Those are some of the reasons why the early church was growing, but there are some others as well.

The early church acted differently compared to the rest of the culture.

For example, Christians had compassion for the poor. We know in Acts that the early believers would sell their excess possessions for the poor believers leading to a sense of equality. Even hundreds of years later, Emperor Julian would comment on how not only did Christians take care of their own poor but also nonbelievers as well?! The leader of the government, (who wasn’t a fan of Christians), was dumbfounded by how they treated all people.

We see another example of how they were different; Christians went out of their way to help the babies who were left to die in the garbage. The Roman Empire was known for its lack of affection for babies and its willingness to accept practices of infanticide for a variety of reasons. The early church was known to save the babies from the trash and raise them as their own or give them proper burials if they passed away.
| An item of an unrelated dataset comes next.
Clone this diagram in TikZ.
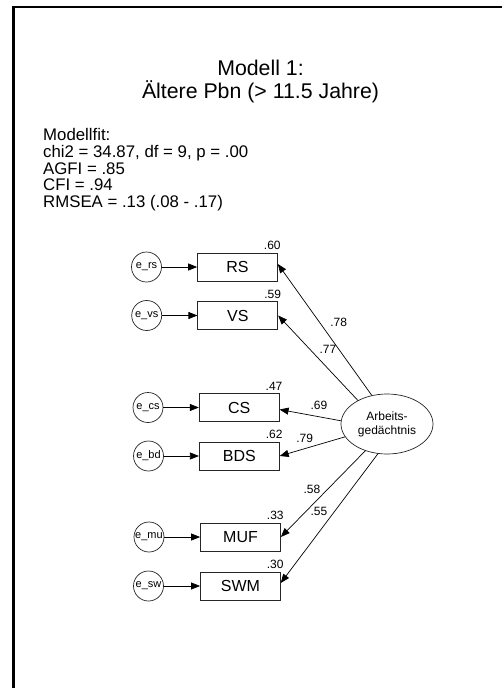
\documentclass[tikz,border=0pt]{standalone}
\usepackage{fontspec}
\setmainfont{Liberation Sans}
\usetikzlibrary{arrows.meta,shapes.geometric}
\begin{document}
\begin{tikzpicture}[x=1pt,y=-1pt,
  obs/.style={draw=black!85,line width=0.7pt,minimum width=80pt,minimum height=28pt,inner sep=0pt,font=\fontsize{16}{18}\selectfont},
  err/.style={draw=black!85,line width=0.7pt,circle,minimum size=30pt,inner sep=0pt,font=\fontsize{11}{12}\selectfont},
  lat/.style={draw=black!85,line width=0.7pt,ellipse,minimum width=92pt,minimum height=60pt,inner sep=0pt,align=center,font=\fontsize{12}{14}\selectfont},
  conn/.style={line width=0.7pt,-{Triangle[length=9pt,width=7pt]}},
  val/.style={inner sep=0pt,font=\fontsize{12}{14}\selectfont},
  fit/.style={inner sep=0pt,anchor=base west,font=\fontsize{16.8}{18}\selectfont},
  ttl/.style={inner sep=0pt,anchor=base,font=\fontsize{21.3}{24}\selectfont}
]
\useasboundingbox (0,0) rectangle (502,688);
\fill[white] (0,0) rectangle (502,688);
\draw[line width=2.5pt] (13.5,689) -- (13.5,7) -- (503,7);

% title
\node[ttl] (t1) at (260.5,75.7) {Modell 1:};
\node[ttl] (t2) at (260.5,98.3) {Ältere Pbn (> 11.5 Jahre)};

% fit
\node[fit] (f1) at (43,140.7) {Modellfit:};
\node[fit] (f2) at (43,157.4) {chi2 = 34.87, df = 9, p = .00};
\node[fit] (f3) at (43,174.1) {AGFI = .85};
\node[fit] (f4) at (43,190.8) {CFI = .94};
\node[fit] (f5) at (43,207.5) {RMSEA = .13 (.08 - .17)};

% observed
\node[obs] (rs) at (237.5,267) {RS};
\node[obs] (vs) at (237.8,315.5) {VS};
\node[obs] (cs) at (239.2,407.5) {CS};
\node[obs] (bds) at (239.3,456) {BDS};
\node[obs] (muf) at (240.5,537) {MUF};
\node[obs] (swm) at (240.4,586) {SWM};

% errors
\node[err] (ers) at (146.5,267) {e\_rs};
\node[err] (evs) at (146.7,315.5) {e\_vs};
\node[err] (ecs) at (148,407.5) {e\_cs};
\node[err] (ebd) at (148.5,456) {e\_bd};
\node[err] (emu) at (149,537) {e\_mu};
\node[err] (esw) at (148.5,586) {e\_sw};

% latent
\node[lat] (ag) at (387,424) {Arbeits-\\gedächtnis};

% error paths
\draw[conn] (ers) -- (rs);
\draw[conn] (evs) -- (vs);
\draw[conn] (ecs) -- (cs);
\draw[conn] (ebd) -- (bds);
\draw[conn] (emu) -- (muf);
\draw[conn] (esw) -- (swm);

% loadings
\draw[conn] (ag.118) -- ([yshift=3pt]rs.east);
\draw[conn] (ag.141) -- (vs.east);
\draw[conn] (ag.176) -- ([yshift=-2pt]cs.east);
\draw[conn] (ag.197) -- (bds.east);
\draw[conn] (ag.231) -- (muf.east);
\draw[conn] (ag.253) -- ([yshift=3pt]swm.east);

% squared multiple correlations
\node[val,anchor=base east] (v1) at ([xshift=3pt,yshift=3pt]rs.north east) {.60};
\node[val,anchor=base east] (v2) at ([xshift=3pt,yshift=3pt]vs.north east) {.59};
\node[val,anchor=base east] (v3) at ([xshift=3pt,yshift=3pt]cs.north east) {.47};
\node[val,anchor=base east] (v4) at ([xshift=3pt,yshift=3pt]bds.north east) {.62};
\node[val,anchor=base east] (v5) at ([xshift=3pt,yshift=3pt]muf.north east) {.33};
\node[val,anchor=base east] (v6) at ([xshift=3pt,yshift=3pt]swm.north east) {.30};

% loading labels
\node[val] (l1) at (338.7,322.5) {.78};
\node[val] (l2) at (328,349.5) {.77};
\node[val] (l3) at (319,405) {.69};
\node[val] (l4) at (304.7,438.5) {.79};
\node[val] (l5) at (312,489) {.58};
\node[val] (l6) at (319,511.3) {.55};
\end{tikzpicture}
\end{document}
The early church benefited from the stability of the government, but they also benefited for their convictions for the helpless.

Today’s church in the United States is vastly different than the early church. For example, if you go to any Christian leadership conference, you probably won’t find a class about helping the helpless. Yes, you might hear a guest speaker talk about it, or it might come up in passing. But what you will hear is this word “excellence.” You will listen to how your ministry needs to be excellent, and it needs to be a stellar experience for people who are visiting. If you want the right customers, you need to make sure they get a clean building, with friendly people and possibly some sort of gift on the way out.

This is a style of attracting the right people so they can become good givers so that the church to pay for the extras like air conditioning. People need Jesus, but they won’t stay unless they are comfortable

John Crist had a great skit about pastors on easter, you can check it below.

We are far from the early church in many ways, and we have traded what made us different from the pharisaical attitude that Jesus taught against in the gospels. We gave up helping the helpless for catering to the wealthy.

Side note: Living in the Seattle area, I know the homeless situation is very complicated, and our church has had many issues with abusers of the system. But we haven’t given up on helping either. Instead of walking away, we are evaluating how we can help solve the problems not just prolong bad choices.

As Christians, we need to start being different in the way that makes people think “Why are they acting like this?” And I am not talking about being different in wearing denim skirts and homeschooling our kids (those things aren’t bad, but I don’t know how that helps the kingdom). We need to be different in the ways that matter, in a radical love so different than our society, that it touches everyone around us.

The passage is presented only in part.